Rapinoe: Mendi is a culmination of a long body of work. I grew up in rural California, where I saw drugs and alcohol abuse in my family. At 21, I started playing pro-soccer, and by 26, I’d had six surgeries. I’ve always been very passionate about the human body, and I was relying on opioids for recovery. I started training collegiate and professional soccer players, and that’s when I realized how passionate I was about the role recovery plays in being your best self.
I started seeing athletes using cannabis products, and I personally began using marijuana and hemp products. I immediately recognized the difference, and the entrepreneur in me saw the potential to take it further. We are a small business, originally we had five business partners, but now it’s down to Brett and me. We complement each other, and it’s been a three-and-a-half-year journey total.
Schwager: After working in design for 20 years now, Mendi was a long time coming. I had been seeking an opportunity to build a sports brand from the ground up in an entirely new industry, where the sky's the limit in terms of redefining what it means to be an athlete. Conventional sports culture doesn't have a great track record of fairly representing the competitive journey most athletes take throughout their life, and as someone who grew up hooked on youth sports and art simultaneously, I felt kind of locked into having to choose either-or, and be either a jock or an artist, sadly.
Fortunately, I grew up on Bainbridge Island, near Seattle, and I think I subconsciously at the time had some sort of reassurance by all the musicians, artists, writers, and creatives living there that other career paths existed beyond sports. That perspective kept me going as I went to design school at UW while playing lacrosse. In a way, for me personally, you could say Mendi is the result of two decades seeking to expand what I thought were limitations of what a career journey looked like as a young, naive athlete.
ONE37pm: We are finally starting to see the stigma of CBD disappear. How important is that, and how do you hope Mendi continues to change the narrative in that regard?
Rapinoe: It is our job to tell sincere and real stories. Portraying cannabinoid products a certain way and governing bodies have not helped either. We want to tell the real story of cannabis in sports. People think athletes are smoking Js on the back porch, and that is a mischaracterization. Approximately 85-95 percent of athletes are using CBD in some form, and they are dealing with real problems such as stress and anxiety. We want to keep athlete health at the forefront. We are making some headway, and with Mendi, we are hoping to get support from the FDA. We’re excited to continue to destigmatize cannabinoids in a sincere, authentic, and very real way.
Schwager: We’ve still got a lot of work to do.
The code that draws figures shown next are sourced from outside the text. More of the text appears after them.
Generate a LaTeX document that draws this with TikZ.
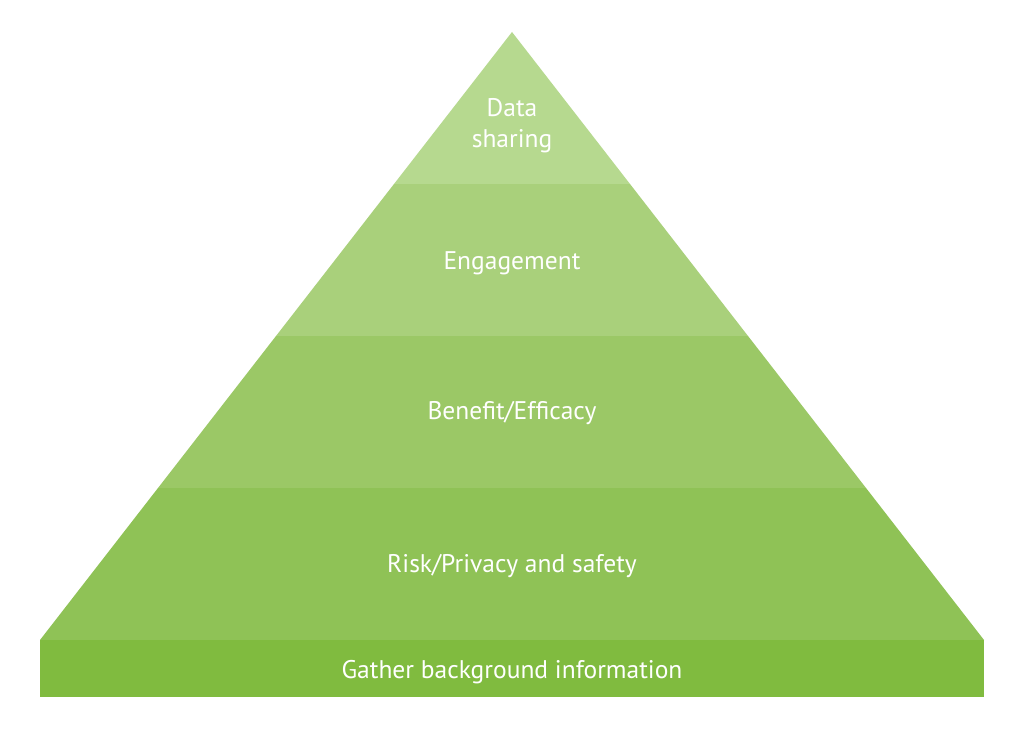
\documentclass[tikz,border=0pt]{standalone}
\usepackage{fontspec}
\setmainfont{PT Sans}
\definecolor{bandA}{HTML}{B6D98F}
\definecolor{bandB}{HTML}{A9D07B}
\definecolor{bandC}{HTML}{9BC866}
\definecolor{bandD}{HTML}{8FC256}
\definecolor{bandE}{HTML}{80BB3F}
\tikzset{lbl/.style={text=white,font=\fontsize{25.5}{31}\selectfont,align=center,inner sep=0pt}}
\begin{document}
\begin{tikzpicture}[x=1pt,y=-1pt]
\useasboundingbox (0,0) rectangle (1024,730);
\fill[white] (0,0) rectangle (1024,730);
\fill[bandA] (512,32) -- (630,184) -- (394,184) -- cycle;
\fill[bandB] (394,184) -- (630,184) -- (748,336) -- (276,336) -- cycle;
\fill[bandC] (276,336) -- (748,336) -- (866,488) -- (158,488) -- cycle;
\fill[bandD] (158,488) -- (866,488) -- (984,640) -- (40,640) -- cycle;
\fill[bandE] (40,640) rectangle (984,697);
\node[lbl] (t1) at (512,126) {Data\\sharing};
\node[lbl] (t2) at (512,263) {Engagement};
\node[lbl] (t3) at (512,413) {Benefit/Efficacy};
\node[lbl] (t4) at (512,566) {Risk/Privacy and safety};
\node[lbl] (t5) at (512,672) {Gather background information};
\end{tikzpicture}
\end{document}
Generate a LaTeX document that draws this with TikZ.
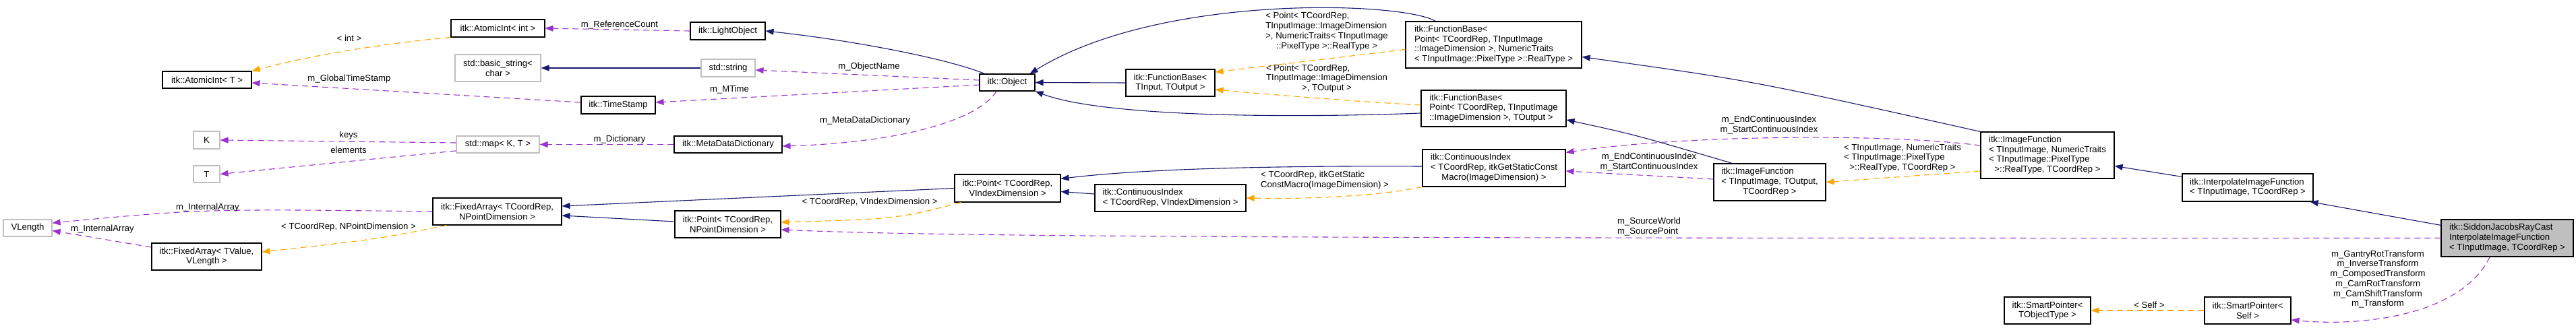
\documentclass[tikz,border=0pt]{standalone}
\usepackage{fontspec}
\setmainfont{Liberation Sans}
\usetikzlibrary{arrows.meta}
\definecolor{navyc}{RGB}{25,25,112}
\definecolor{orangec}{RGB}{255,165,0}
\definecolor{purplec}{RGB}{154,50,205}
\definecolor{grayb}{RGB}{191,191,191}
\newcommand\nd[7]{\node[#6,minimum width={(#4-#2)*1bp},minimum height={(#5-#3)*1bp}] (#1) at ({(#2+#4)/2},{(#3+#5)/2}) {#7};}
\newcommand\Lt[1]{\begin{tabular}{@{}l@{}}#1\end{tabular}}
\newcommand\Ct[1]{\begin{tabular}{@{}c@{}}#1\end{tabular}}
\newcommand\mc[1]{\multicolumn{1}{@{}c@{}}{#1}}
\tikzset{
  cls/.style={draw=black, line width=1.1bp, inner sep=0pt, fill=white, align=center},
  ext/.style={draw=grayb, line width=1.1bp, inner sep=0pt, fill=white, align=center},
  mainc/.style={cls, fill=grayb},
  tipa/.style={-{Triangle[length=12bp,width=9bp]}},
  inh/.style={draw=navyc, line width=1.1bp, tipa},
  tpl/.style={draw=orangec, line width=1.1bp, dash pattern=on 9bp off 6bp, tipa},
  usec/.style={draw=purplec, line width=1.1bp, dash pattern=on 9bp off 6bp, tipa},
  lbl/.style={inner sep=0pt, align=center}
}
\begin{document}
\begin{tikzpicture}[x=1bp,y=-1bp,font=\fontsize{13.2}{14.8}\selectfont]
\useasboundingbox (0,0) rectangle (3821,487);
\fill[white] (0,0) rectangle (3821,487);
% nodes
\nd{atomT}{241}{106}{373}{131}{cls}{itk::AtomicInt< T >}
\nd{K}{287}{195}{326}{221}{ext}{K}
\nd{T}{287}{246}{326}{271}{ext}{T}
\nd{vlen}{5}{326}{77}{351}{ext}{VLength}
\nd{faTV}{225}{361}{388}{401}{cls}{itk::FixedArray< TValue,\\ VLength >}
\nd{faTC}{642}{294}{833}{334}{cls}{itk::FixedArray< TCoordRep,\\ NPointDimension >}
\nd{atomInt}{669}{29}{808}{55}{cls}{itk::AtomicInt< int >}
\nd{light}{1024}{33}{1135}{59}{cls}{itk::LightObject}
\nd{bstr}{675}{81}{802}{121}{ext}{std::basic\_string<\\ char >}
\nd{str}{1040}{88}{1120}{114}{ext}{std::string}
\nd{ts}{862}{143}{972}{169}{cls}{itk::TimeStamp}
\nd{map}{677}{202}{800}{227}{ext}{std::map< K, T >}
\nd{mdd}{1000}{202}{1160}{227}{cls}{itk::MetaDataDictionary}
\nd{ptN}{1001}{313}{1158}{353}{cls}{itk::Point< TCoordRep,\\ NPointDimension >}
\nd{obj}{1453}{110}{1535}{135}{cls}{itk::Object}
\nd{fbIO}{1670}{103}{1802}{143}{cls}{itk::FunctionBase<\\ TInput, TOutput >}
\nd{fbPN}{2085}{32}{2346}{101}{cls}{\Lt{itk::FunctionBase<\\ Point< TCoordRep, TInputImage\\::ImageDimension >, NumericTraits\\< TInputImage::PixelType >::RealType >}}
\nd{fbPO}{2108}{134}{2323}{188}{cls}{\Lt{itk::FunctionBase<\\ Point< TCoordRep, TInputImage\\ ::ImageDimension >, TOutput >}}
\nd{ciI}{2110}{222}{2322}{277}{cls}{\Lt{itk::ContinuousIndex\\< TCoordRep, itkGetStaticConst\\\mc{Macro(ImageDimension) >}}}
\nd{ptV}{1416}{259}{1573}{300}{cls}{itk::Point< TCoordRep,\\ VIndexDimension >}
\nd{ciV}{1624}{274}{1848}{314}{cls}{\Lt{itk::ContinuousIndex\\< TCoordRep, VIndexDimension >}}
\nd{ifO}{2542}{243}{2708}{298}{cls}{\Lt{itk::ImageFunction\\< TInputImage, TOutput,\\\mc{TCoordRep >}}}
\nd{ifN}{2938}{196}{3136}{265}{cls}{\Lt{itk::ImageFunction\\< TInputImage, NumericTraits\\< TInputImage::PixelType\\\mc{>::RealType, TCoordRep >}}}
\nd{spT}{2973}{441}{3101}{481}{cls}{itk::SmartPointer<\\ TObjectType >}
\nd{interp}{3237}{258}{3431}{299}{cls}{\Lt{itk::InterpolateImageFunction\\< TInputImage, TCoordRep >}}
\nd{sidd}{3621}{326}{3817}{381}{mainc}{\Lt{itk::SiddonJacobsRayCast\\InterpolateImageFunction\\< TInputImage, TCoordRep >}}
\nd{spS}{3270}{441}{3398}{481}{cls}{itk::SmartPointer<\\ Self >}
% inheritance
\draw[inh] ([xshift=8]obj.north west) .. controls (1400,85) and (1250,58) .. (light.east);
\draw[inh] (str.west) -- (bstr.east);
\draw[inh] (fbIO.west) -- (obj.east);
\draw[inh] ([xshift=45]fbPN.north west) .. controls (2080,2) and (1720,-10) .. ([xshift=-8]obj.north east);
\draw[inh] ([yshift=-7]fbPO.west) .. controls (1930,175) and (1640,175) .. (obj.south east);
\draw[inh] (ifN.north west) .. controls (2600,120) .. ([yshift=-18]fbPN.east);
\draw[inh] ([xshift=28]ifO.north west) .. controls (2425,200) .. ([yshift=-17]fbPO.east);
\draw[inh] ([yshift=-5]interp.north west) -- ([yshift=-16]ifN.east);
\draw[inh] ([yshift=-9]sidd.north west) -- ([xshift=-5]interp.south east);
\draw[inh] ([yshift=2.5]ciI.west) .. controls (1900,246) and (1700,250) .. ([yshift=-7]ptV.north east);
\draw[inh] ([yshift=6]ciV.west) -- ([yshift=-5]ptV.east);
\draw[inh] (ptV.west) -- ([yshift=8]faTC.east);
\draw[inh] ([yshift=4]ptN.west) -- ([yshift=-6]faTC.east);
% template instances
\draw[tpl] (atomInt.south west) .. controls (560,65) and (450,85) .. (atomT.north east);
\draw[tpl] ([yshift=-7]fbPN.west) -- ([yshift=16]fbIO.east);
\draw[tpl] ([yshift=5]fbPO.west) .. controls (2000,150) and (1880,140) .. ([yshift=-10]fbIO.east);
\draw[tpl] (ciI.south west) .. controls (2050,290) and (1950,296) .. (ciV.east);
\draw[tpl] ([xshift=10]ptV.south west) .. controls (1330,325) .. ([yshift=3]ptN.east);
\draw[tpl] ([xshift=21]faTC.south west) .. controls (560,355) .. ([yshift=7]faTV.east);
\draw[tpl] ([yshift=-23.5]ifN.west) -- (ifO.east);
\draw[tpl] (spS.west) -- (spT.east);
% usage
\draw[usec] (light.west) -- (atomInt.east);
\draw[usec] ([yshift=3.5]obj.west) -- ([yshift=-3]str.east);
\draw[usec] ([yshift=-3.5]obj.west) -- ([yshift=4]ts.east);
\draw[usec] ([yshift=4]ts.west) -- ([yshift=-4.5]atomT.east);
\draw[usec] ([xshift=-16]obj.south) .. controls (1450,180) and (1330,212) .. ([yshift=-2.5]mdd.east);
\draw[usec] (mdd.west) -- (map.east);
\draw[usec] ([yshift=2.5]map.west) -- (K.east);
\draw[usec] ([yshift=-9.5]map.west) -- (T.east);
\draw[usec] (faTC.west) .. controls (300,310) .. ([yshift=7.5]vlen.east);
\draw[usec] ([yshift=14]faTV.west) -- ([yshift=-4]vlen.east);
\draw[usec] ([yshift=14.5]ifN.west) .. controls (2800,198) and (2500,200) .. ([yshift=-5]ciI.north east);
\draw[usec] ([yshift=4.5]ifO.west) -- ([yshift=-4.5]ciI.east);
\draw[usec] (sidd.west) .. controls (2000,354) and (1400,352) .. ([yshift=-8]ptN.east);
\draw[usec] ([xshift=-26]sidd.south) .. controls (3650,470) and (3500,485) .. ([yshift=-14]spS.east);
% labels
\node[lbl] (l1) at (518,57) {< int >};
\node[lbl] (l2) at (518,117) {m\_GlobalTimeStamp};
\node[lbl] (l3) at (517,201) {keys};
\node[lbl] (l4) at (517,223) {elements};
\node[lbl] (l5) at (308,308) {m\_InternalArray};
\node[lbl] (l6) at (152,340) {m\_InternalArray};
\node[lbl] (l7) at (517,337) {< TCoordRep, NPointDimension >};
\node[lbl] (l8) at (919,37) {m\_ReferenceCount};
\node[lbl] (l9) at (1289,99) {m\_ObjectName};
\node[lbl] (l10) at (1082,133) {m\_MTime};
\node[lbl] (l11) at (1283,179) {m\_MetaDataDictionary};
\node[lbl] (l12) at (919,207) {m\_Dictionary};
\node[lbl] (l13) at (1290,300) {< TCoordRep, VIndexDimension >};
\node[lbl] (l14) at (1968,47) {\Lt{< Point< TCoordRep,\\TInputImage::ImageDimension\\>, NumericTraits< TInputImage\\\mc{::PixelType >::RealType >}}};
\node[lbl] (l15) at (1968,117) {\Lt{< Point< TCoordRep,\\TInputImage::ImageDimension\\\mc{>, TOutput >}}};
\node[lbl] (l16) at (1965,268) {\Lt{< TCoordRep, itkGetStatic\\ConstMacro(ImageDimension) >}};
\node[lbl] (l17) at (2446,241) {\Ct{m\_EndContinuousIndex\\m\_StartContinuousIndex}};
\node[lbl] (l18) at (2624,186) {\Ct{m\_EndContinuousIndex\\m\_StartContinuousIndex}};
\node[lbl] (l19) at (2822,235) {\Lt{< TInputImage, NumericTraits\\< TInputImage::PixelType\\\mc{>::RealType, TCoordRep >}}};
\node[lbl] (l20) at (2446,337) {\Lt{m\_SourceWorld\\m\_SourcePoint}};
\node[lbl] (l21) at (3188,453) {< Self >};
\node[lbl] (l22) at (3527,415) {\Ct{m\_GantryRotTransform\\m\_InverseTransform\\m\_ComposedTransform\\m\_CamRotTransform\\m\_CamShiftTransform\\m\_Transform}};
\end{tikzpicture}
\end{document}
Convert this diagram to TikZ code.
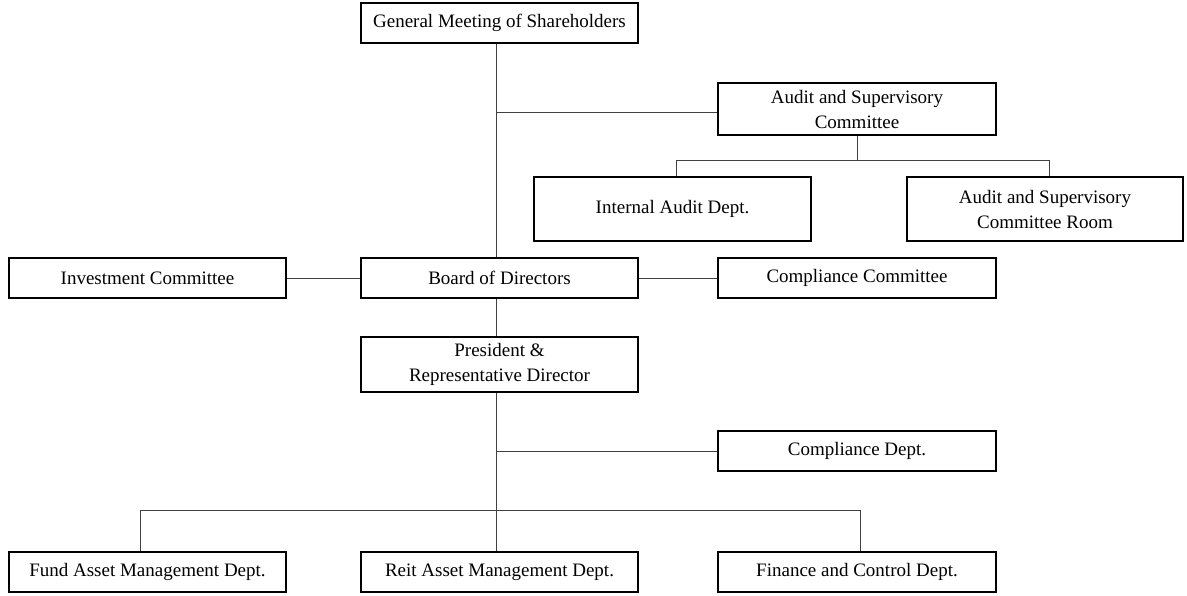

It’s an interesting space in the marijuana and CBD world because sometimes it feels like we are moving too fast, and then other times it seems that we aren’t bringing people up to speed fast enough. Unfortunately, culturally, we also live in a clickbait society, where people root for you to win and also fail. There are a lot of grey areas, and highlight reels don’t cover the whole story. We want to help bring down the stigma, and it’s going to continue to take a lot of hard work.